> **Directions**
Where the string "matplotlib" occurs in the material below, report the whole line.

> **Provided data**
= = = = =

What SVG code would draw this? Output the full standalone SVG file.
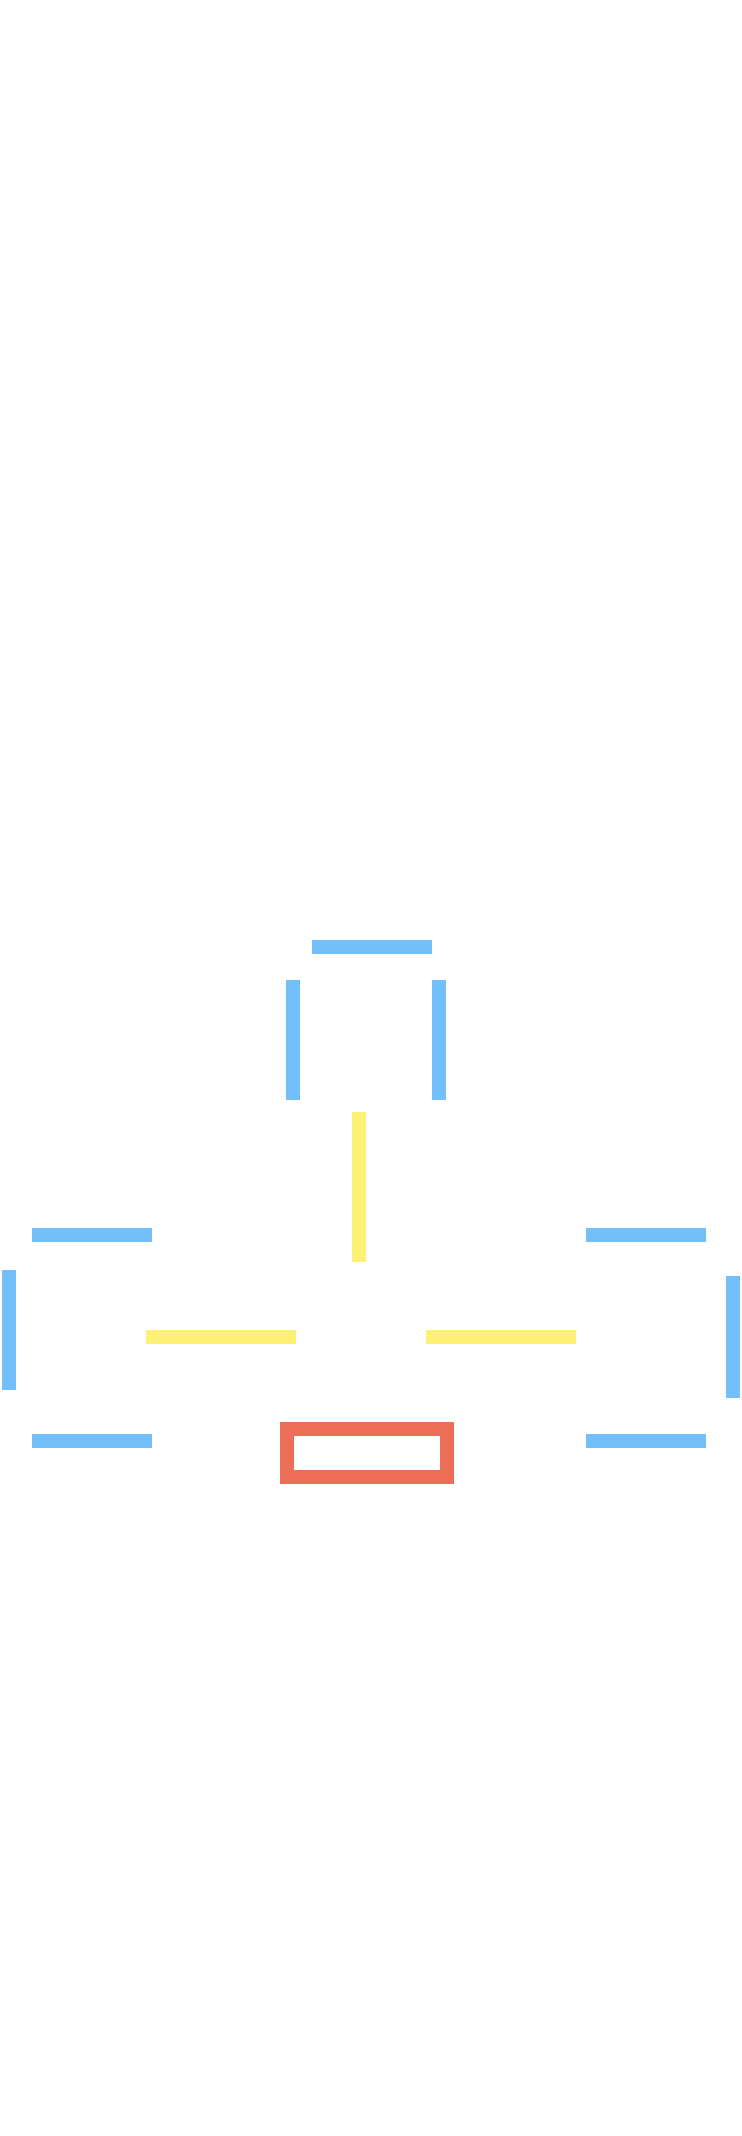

= = = = =

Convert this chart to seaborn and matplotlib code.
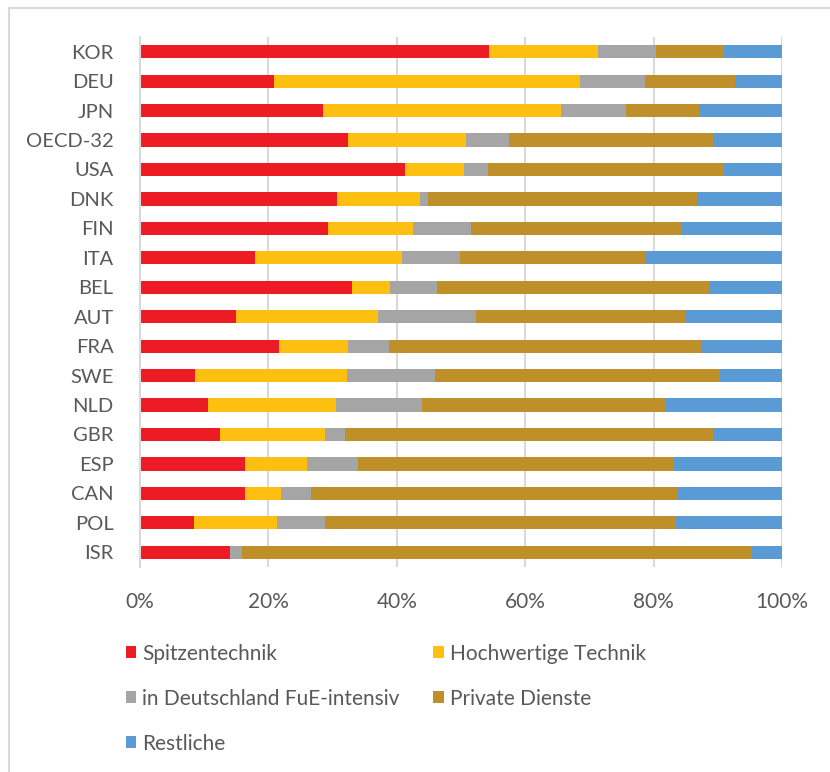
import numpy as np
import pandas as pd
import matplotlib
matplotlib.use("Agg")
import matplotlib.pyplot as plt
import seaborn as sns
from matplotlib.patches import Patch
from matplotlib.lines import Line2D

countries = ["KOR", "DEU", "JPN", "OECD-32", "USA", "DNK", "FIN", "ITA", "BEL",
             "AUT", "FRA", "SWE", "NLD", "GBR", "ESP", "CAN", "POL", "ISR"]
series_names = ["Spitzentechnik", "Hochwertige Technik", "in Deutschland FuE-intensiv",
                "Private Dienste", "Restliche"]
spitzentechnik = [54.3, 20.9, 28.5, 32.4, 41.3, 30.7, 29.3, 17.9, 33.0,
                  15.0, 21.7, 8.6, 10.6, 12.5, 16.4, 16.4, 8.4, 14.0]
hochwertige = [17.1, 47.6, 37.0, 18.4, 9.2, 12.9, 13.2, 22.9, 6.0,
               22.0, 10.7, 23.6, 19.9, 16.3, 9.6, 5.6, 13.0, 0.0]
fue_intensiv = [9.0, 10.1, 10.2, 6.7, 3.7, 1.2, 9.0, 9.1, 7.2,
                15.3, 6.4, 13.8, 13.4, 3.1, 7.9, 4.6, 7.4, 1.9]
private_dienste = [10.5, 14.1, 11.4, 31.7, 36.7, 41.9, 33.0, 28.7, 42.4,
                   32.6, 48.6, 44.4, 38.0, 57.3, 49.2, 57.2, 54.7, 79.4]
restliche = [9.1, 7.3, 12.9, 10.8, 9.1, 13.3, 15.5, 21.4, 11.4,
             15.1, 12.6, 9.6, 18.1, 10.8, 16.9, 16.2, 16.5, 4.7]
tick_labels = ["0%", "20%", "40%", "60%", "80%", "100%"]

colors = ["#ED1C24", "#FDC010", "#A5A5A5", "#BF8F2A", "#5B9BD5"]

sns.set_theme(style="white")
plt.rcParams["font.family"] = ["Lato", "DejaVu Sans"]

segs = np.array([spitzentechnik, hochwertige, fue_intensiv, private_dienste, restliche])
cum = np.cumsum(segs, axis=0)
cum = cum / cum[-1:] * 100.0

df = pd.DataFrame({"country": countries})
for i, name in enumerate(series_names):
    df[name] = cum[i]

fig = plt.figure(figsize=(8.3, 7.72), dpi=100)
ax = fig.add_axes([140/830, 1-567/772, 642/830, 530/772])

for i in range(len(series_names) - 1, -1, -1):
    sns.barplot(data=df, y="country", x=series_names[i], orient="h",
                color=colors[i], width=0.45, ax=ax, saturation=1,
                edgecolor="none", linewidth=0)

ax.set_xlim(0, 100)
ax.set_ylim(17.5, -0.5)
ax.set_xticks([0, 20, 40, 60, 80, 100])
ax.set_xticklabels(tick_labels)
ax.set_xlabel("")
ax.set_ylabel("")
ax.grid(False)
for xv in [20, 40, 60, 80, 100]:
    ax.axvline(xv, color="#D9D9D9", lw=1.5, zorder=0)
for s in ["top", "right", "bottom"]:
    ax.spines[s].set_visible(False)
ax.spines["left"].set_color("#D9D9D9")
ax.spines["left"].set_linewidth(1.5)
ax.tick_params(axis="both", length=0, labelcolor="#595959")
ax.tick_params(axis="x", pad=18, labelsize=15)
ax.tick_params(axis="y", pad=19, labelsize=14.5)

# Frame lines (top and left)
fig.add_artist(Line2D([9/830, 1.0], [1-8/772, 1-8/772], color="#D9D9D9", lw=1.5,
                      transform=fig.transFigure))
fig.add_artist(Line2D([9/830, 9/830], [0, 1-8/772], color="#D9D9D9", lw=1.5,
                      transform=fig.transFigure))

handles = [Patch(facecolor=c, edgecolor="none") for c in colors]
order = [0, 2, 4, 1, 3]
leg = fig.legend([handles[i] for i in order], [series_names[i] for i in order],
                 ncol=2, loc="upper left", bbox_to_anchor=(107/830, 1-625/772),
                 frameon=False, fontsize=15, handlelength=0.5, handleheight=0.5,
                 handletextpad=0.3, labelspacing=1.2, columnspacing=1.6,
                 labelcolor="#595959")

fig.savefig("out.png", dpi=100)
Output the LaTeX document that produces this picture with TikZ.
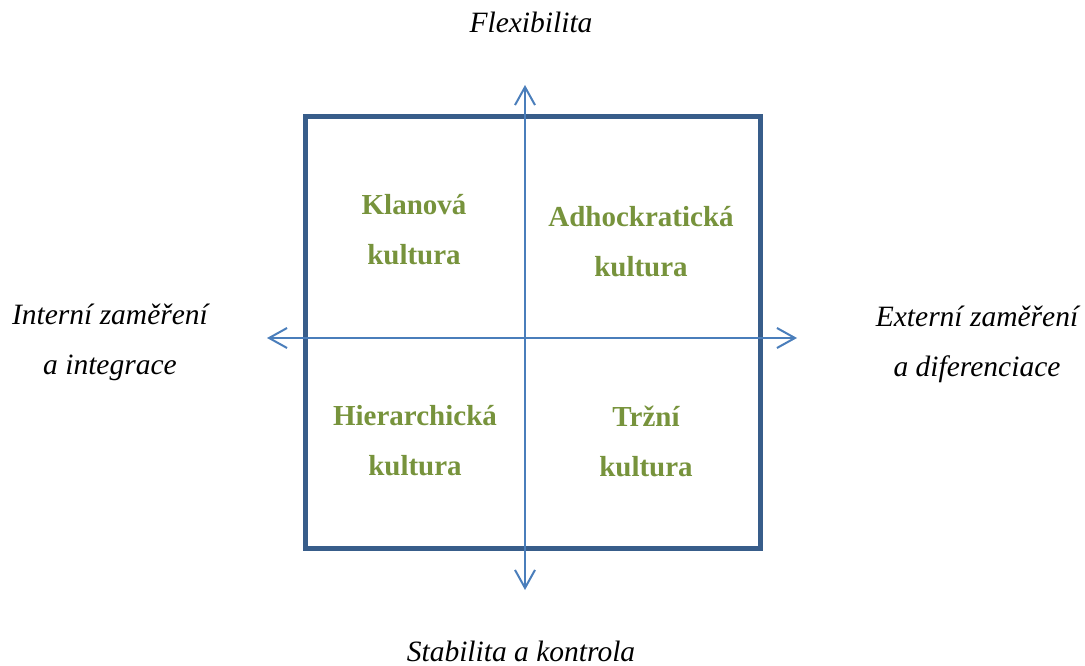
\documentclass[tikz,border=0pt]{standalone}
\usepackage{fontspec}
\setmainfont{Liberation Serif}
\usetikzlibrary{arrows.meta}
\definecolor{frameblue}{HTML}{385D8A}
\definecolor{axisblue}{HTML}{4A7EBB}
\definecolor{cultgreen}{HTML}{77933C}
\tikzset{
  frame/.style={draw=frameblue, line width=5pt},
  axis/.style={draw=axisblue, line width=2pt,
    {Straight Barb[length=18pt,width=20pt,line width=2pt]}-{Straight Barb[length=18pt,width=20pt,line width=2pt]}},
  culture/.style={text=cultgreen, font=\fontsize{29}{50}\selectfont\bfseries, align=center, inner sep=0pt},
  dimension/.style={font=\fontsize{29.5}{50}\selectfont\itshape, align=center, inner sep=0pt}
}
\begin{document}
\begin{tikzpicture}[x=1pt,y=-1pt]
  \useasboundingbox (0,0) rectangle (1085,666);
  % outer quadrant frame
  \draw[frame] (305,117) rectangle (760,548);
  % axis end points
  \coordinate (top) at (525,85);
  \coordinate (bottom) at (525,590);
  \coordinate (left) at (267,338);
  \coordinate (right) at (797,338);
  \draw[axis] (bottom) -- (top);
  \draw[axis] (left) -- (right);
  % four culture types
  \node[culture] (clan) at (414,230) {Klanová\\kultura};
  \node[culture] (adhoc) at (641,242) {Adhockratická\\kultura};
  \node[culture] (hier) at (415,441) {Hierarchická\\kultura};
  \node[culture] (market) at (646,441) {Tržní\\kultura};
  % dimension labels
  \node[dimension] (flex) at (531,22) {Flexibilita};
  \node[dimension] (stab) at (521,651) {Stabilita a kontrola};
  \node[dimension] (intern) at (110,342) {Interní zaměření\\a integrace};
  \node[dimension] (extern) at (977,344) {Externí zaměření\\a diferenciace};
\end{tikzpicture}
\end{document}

= = = = =

> **Task output**
Convert this chart to seaborn and matplotlib code.
import matplotlib
matplotlib.use("Agg")
import matplotlib.pyplot as plt
from matplotlib.patches import Patch
from matplotlib.lines import Line2D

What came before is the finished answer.